GIVEN TASK> Repeat each line of the material below exactly as it appears, minus any pictures.
________
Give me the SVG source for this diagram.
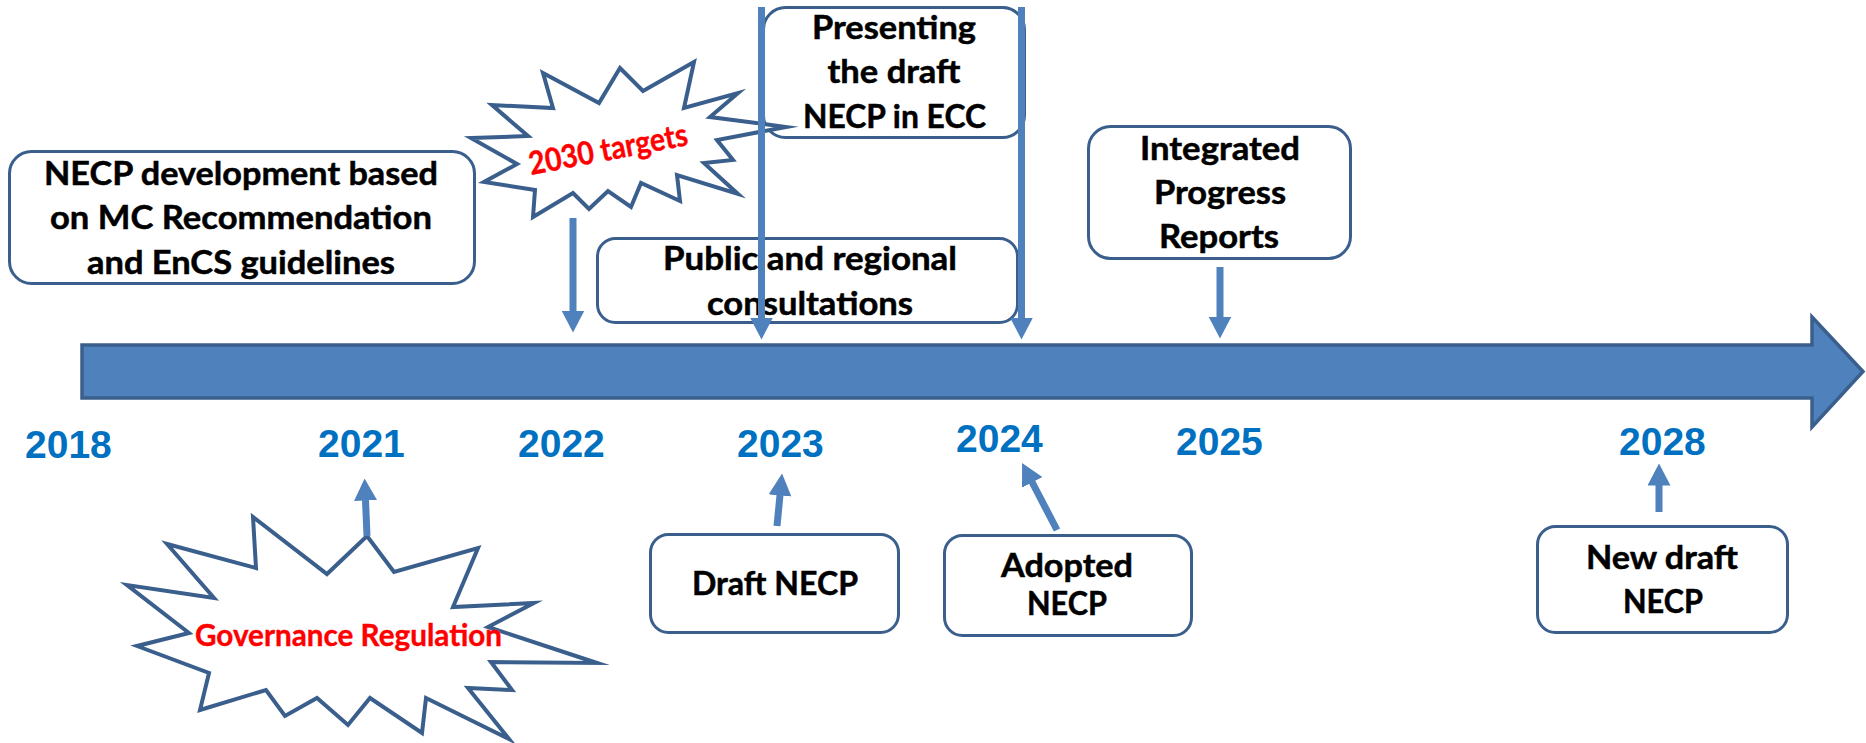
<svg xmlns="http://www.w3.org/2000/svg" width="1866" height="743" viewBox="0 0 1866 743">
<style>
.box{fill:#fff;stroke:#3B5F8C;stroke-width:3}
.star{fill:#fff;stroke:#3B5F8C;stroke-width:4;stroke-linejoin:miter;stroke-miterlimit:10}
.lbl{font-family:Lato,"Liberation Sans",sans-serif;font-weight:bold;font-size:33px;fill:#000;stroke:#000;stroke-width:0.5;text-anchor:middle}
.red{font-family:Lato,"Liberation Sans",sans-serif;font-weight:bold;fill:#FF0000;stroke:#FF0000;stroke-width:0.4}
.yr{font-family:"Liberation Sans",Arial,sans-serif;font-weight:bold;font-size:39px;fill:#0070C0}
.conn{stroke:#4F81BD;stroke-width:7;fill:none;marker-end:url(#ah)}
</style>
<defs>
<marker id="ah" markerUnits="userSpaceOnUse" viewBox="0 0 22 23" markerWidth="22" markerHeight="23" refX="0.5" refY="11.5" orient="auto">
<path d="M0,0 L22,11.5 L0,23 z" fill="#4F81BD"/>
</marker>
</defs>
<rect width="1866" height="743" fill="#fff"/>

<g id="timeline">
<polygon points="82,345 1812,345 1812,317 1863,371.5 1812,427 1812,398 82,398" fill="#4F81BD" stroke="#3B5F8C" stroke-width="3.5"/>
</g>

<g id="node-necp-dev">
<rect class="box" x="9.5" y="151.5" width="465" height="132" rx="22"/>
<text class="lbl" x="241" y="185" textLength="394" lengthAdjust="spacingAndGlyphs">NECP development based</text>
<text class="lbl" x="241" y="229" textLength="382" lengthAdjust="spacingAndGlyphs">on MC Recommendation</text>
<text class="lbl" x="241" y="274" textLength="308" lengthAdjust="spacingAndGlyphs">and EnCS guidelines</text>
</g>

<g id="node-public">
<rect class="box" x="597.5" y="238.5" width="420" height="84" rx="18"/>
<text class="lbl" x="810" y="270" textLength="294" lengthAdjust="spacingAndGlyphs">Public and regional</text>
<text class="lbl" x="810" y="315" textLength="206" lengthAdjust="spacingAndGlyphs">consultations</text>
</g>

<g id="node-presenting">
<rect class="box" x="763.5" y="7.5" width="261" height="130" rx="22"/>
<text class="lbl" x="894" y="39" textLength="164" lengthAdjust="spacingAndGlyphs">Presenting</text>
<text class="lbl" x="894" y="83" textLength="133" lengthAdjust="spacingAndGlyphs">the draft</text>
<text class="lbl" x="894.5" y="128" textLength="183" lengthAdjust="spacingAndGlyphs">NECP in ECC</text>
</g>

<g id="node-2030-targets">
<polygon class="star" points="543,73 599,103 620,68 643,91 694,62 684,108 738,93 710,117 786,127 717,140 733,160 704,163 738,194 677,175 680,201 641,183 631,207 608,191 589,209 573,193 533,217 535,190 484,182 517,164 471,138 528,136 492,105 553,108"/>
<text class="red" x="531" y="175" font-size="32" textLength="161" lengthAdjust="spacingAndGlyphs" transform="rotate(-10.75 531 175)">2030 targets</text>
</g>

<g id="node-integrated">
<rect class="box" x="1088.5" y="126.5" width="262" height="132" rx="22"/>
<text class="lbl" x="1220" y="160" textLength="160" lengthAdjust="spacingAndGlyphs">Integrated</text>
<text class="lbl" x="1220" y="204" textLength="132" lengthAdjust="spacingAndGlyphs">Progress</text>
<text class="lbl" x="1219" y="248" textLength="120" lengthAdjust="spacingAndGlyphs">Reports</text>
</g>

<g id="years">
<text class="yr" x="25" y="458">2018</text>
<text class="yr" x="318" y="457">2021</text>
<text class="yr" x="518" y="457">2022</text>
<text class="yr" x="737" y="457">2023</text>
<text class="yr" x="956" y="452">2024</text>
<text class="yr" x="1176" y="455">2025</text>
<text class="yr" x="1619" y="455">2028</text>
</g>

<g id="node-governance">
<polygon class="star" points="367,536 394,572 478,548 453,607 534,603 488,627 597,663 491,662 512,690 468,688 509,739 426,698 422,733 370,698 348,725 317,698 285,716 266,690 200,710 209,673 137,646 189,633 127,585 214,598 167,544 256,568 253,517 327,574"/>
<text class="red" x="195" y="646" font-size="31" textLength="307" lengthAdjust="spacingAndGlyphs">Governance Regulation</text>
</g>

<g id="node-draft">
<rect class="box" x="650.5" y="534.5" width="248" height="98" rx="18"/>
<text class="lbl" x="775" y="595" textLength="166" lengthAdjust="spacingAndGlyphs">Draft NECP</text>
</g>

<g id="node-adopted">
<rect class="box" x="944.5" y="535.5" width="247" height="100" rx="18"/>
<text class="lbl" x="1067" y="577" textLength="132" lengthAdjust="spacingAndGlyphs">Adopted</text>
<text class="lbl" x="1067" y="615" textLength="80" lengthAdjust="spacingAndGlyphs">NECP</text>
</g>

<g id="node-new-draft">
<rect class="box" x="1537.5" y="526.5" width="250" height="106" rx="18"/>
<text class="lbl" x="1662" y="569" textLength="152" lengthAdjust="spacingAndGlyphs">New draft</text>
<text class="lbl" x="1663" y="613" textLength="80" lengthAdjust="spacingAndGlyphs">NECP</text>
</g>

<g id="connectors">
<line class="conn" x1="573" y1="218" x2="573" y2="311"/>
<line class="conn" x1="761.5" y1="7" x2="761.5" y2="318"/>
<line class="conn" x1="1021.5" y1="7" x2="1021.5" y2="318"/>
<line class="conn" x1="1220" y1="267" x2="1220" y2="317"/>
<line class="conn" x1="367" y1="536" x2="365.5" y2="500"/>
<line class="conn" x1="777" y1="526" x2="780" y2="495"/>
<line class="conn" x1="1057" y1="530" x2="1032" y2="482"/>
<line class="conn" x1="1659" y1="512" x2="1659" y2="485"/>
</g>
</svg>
________
RESULT OF THE EXERCISE>
Give me the SVG source for this diagram.
<svg xmlns="http://www.w3.org/2000/svg" width="1866" height="743" viewBox="0 0 1866 743">
<style>
.box{fill:#fff;stroke:#3B5F8C;stroke-width:3}
.star{fill:#fff;stroke:#3B5F8C;stroke-width:4;stroke-linejoin:miter;stroke-miterlimit:10}
.lbl{font-family:Lato,"Liberation Sans",sans-serif;font-weight:bold;font-size:33px;fill:#000;stroke:#000;stroke-width:0.5;text-anchor:middle}
.red{font-family:Lato,"Liberation Sans",sans-serif;font-weight:bold;fill:#FF0000;stroke:#FF0000;stroke-width:0.4}
.yr{font-family:"Liberation Sans",Arial,sans-serif;font-weight:bold;font-size:39px;fill:#0070C0}
.conn{stroke:#4F81BD;stroke-width:7;fill:none;marker-end:url(#ah)}
</style>
<defs>
<marker id="ah" markerUnits="userSpaceOnUse" viewBox="0 0 22 23" markerWidth="22" markerHeight="23" refX="0.5" refY="11.5" orient="auto">
<path d="M0,0 L22,11.5 L0,23 z" fill="#4F81BD"/>
</marker>
</defs>
<rect width="1866" height="743" fill="#fff"/>

<g id="timeline">
<polygon points="82,345 1812,345 1812,317 1863,371.5 1812,427 1812,398 82,398" fill="#4F81BD" stroke="#3B5F8C" stroke-width="3.5"/>
</g>

<g id="node-necp-dev">
<rect class="box" x="9.5" y="151.5" width="465" height="132" rx="22"/>
<text class="lbl" x="241" y="185" textLength="394" lengthAdjust="spacingAndGlyphs">NECP development based</text>
<text class="lbl" x="241" y="229" textLength="382" lengthAdjust="spacingAndGlyphs">on MC Recommendation</text>
<text class="lbl" x="241" y="274" textLength="308" lengthAdjust="spacingAndGlyphs">and EnCS guidelines</text>
</g>

<g id="node-public">
<rect class="box" x="597.5" y="238.5" width="420" height="84" rx="18"/>
<text class="lbl" x="810" y="270" textLength="294" lengthAdjust="spacingAndGlyphs">Public and regional</text>
<text class="lbl" x="810" y="315" textLength="206" lengthAdjust="spacingAndGlyphs">consultations</text>
</g>

<g id="node-presenting">
<rect class="box" x="763.5" y="7.5" width="261" height="130" rx="22"/>
<text class="lbl" x="894" y="39" textLength="164" lengthAdjust="spacingAndGlyphs">Presenting</text>
<text class="lbl" x="894" y="83" textLength="133" lengthAdjust="spacingAndGlyphs">the draft</text>
<text class="lbl" x="894.5" y="128" textLength="183" lengthAdjust="spacingAndGlyphs">NECP in ECC</text>
</g>

<g id="node-2030-targets">
<polygon class="star" points="543,73 599,103 620,68 643,91 694,62 684,108 738,93 710,117 786,127 717,140 733,160 704,163 738,194 677,175 680,201 641,183 631,207 608,191 589,209 573,193 533,217 535,190 484,182 517,164 471,138 528,136 492,105 553,108"/>
<text class="red" x="531" y="175" font-size="32" textLength="161" lengthAdjust="spacingAndGlyphs" transform="rotate(-10.75 531 175)">2030 targets</text>
</g>

<g id="node-integrated">
<rect class="box" x="1088.5" y="126.5" width="262" height="132" rx="22"/>
<text class="lbl" x="1220" y="160" textLength="160" lengthAdjust="spacingAndGlyphs">Integrated</text>
<text class="lbl" x="1220" y="204" textLength="132" lengthAdjust="spacingAndGlyphs">Progress</text>
<text class="lbl" x="1219" y="248" textLength="120" lengthAdjust="spacingAndGlyphs">Reports</text>
</g>

<g id="years">
<text class="yr" x="25" y="458">2018</text>
<text class="yr" x="318" y="457">2021</text>
<text class="yr" x="518" y="457">2022</text>
<text class="yr" x="737" y="457">2023</text>
<text class="yr" x="956" y="452">2024</text>
<text class="yr" x="1176" y="455">2025</text>
<text class="yr" x="1619" y="455">2028</text>
</g>

<g id="node-governance">
<polygon class="star" points="367,536 394,572 478,548 453,607 534,603 488,627 597,663 491,662 512,690 468,688 509,739 426,698 422,733 370,698 348,725 317,698 285,716 266,690 200,710 209,673 137,646 189,633 127,585 214,598 167,544 256,568 253,517 327,574"/>
<text class="red" x="195" y="646" font-size="31" textLength="307" lengthAdjust="spacingAndGlyphs">Governance Regulation</text>
</g>

<g id="node-draft">
<rect class="box" x="650.5" y="534.5" width="248" height="98" rx="18"/>
<text class="lbl" x="775" y="595" textLength="166" lengthAdjust="spacingAndGlyphs">Draft NECP</text>
</g>

<g id="node-adopted">
<rect class="box" x="944.5" y="535.5" width="247" height="100" rx="18"/>
<text class="lbl" x="1067" y="577" textLength="132" lengthAdjust="spacingAndGlyphs">Adopted</text>
<text class="lbl" x="1067" y="615" textLength="80" lengthAdjust="spacingAndGlyphs">NECP</text>
</g>

<g id="node-new-draft">
<rect class="box" x="1537.5" y="526.5" width="250" height="106" rx="18"/>
<text class="lbl" x="1662" y="569" textLength="152" lengthAdjust="spacingAndGlyphs">New draft</text>
<text class="lbl" x="1663" y="613" textLength="80" lengthAdjust="spacingAndGlyphs">NECP</text>
</g>

<g id="connectors">
<line class="conn" x1="573" y1="218" x2="573" y2="311"/>
<line class="conn" x1="761.5" y1="7" x2="761.5" y2="318"/>
<line class="conn" x1="1021.5" y1="7" x2="1021.5" y2="318"/>
<line class="conn" x1="1220" y1="267" x2="1220" y2="317"/>
<line class="conn" x1="367" y1="536" x2="365.5" y2="500"/>
<line class="conn" x1="777" y1="526" x2="780" y2="495"/>
<line class="conn" x1="1057" y1="530" x2="1032" y2="482"/>
<line class="conn" x1="1659" y1="512" x2="1659" y2="485"/>
</g>
</svg>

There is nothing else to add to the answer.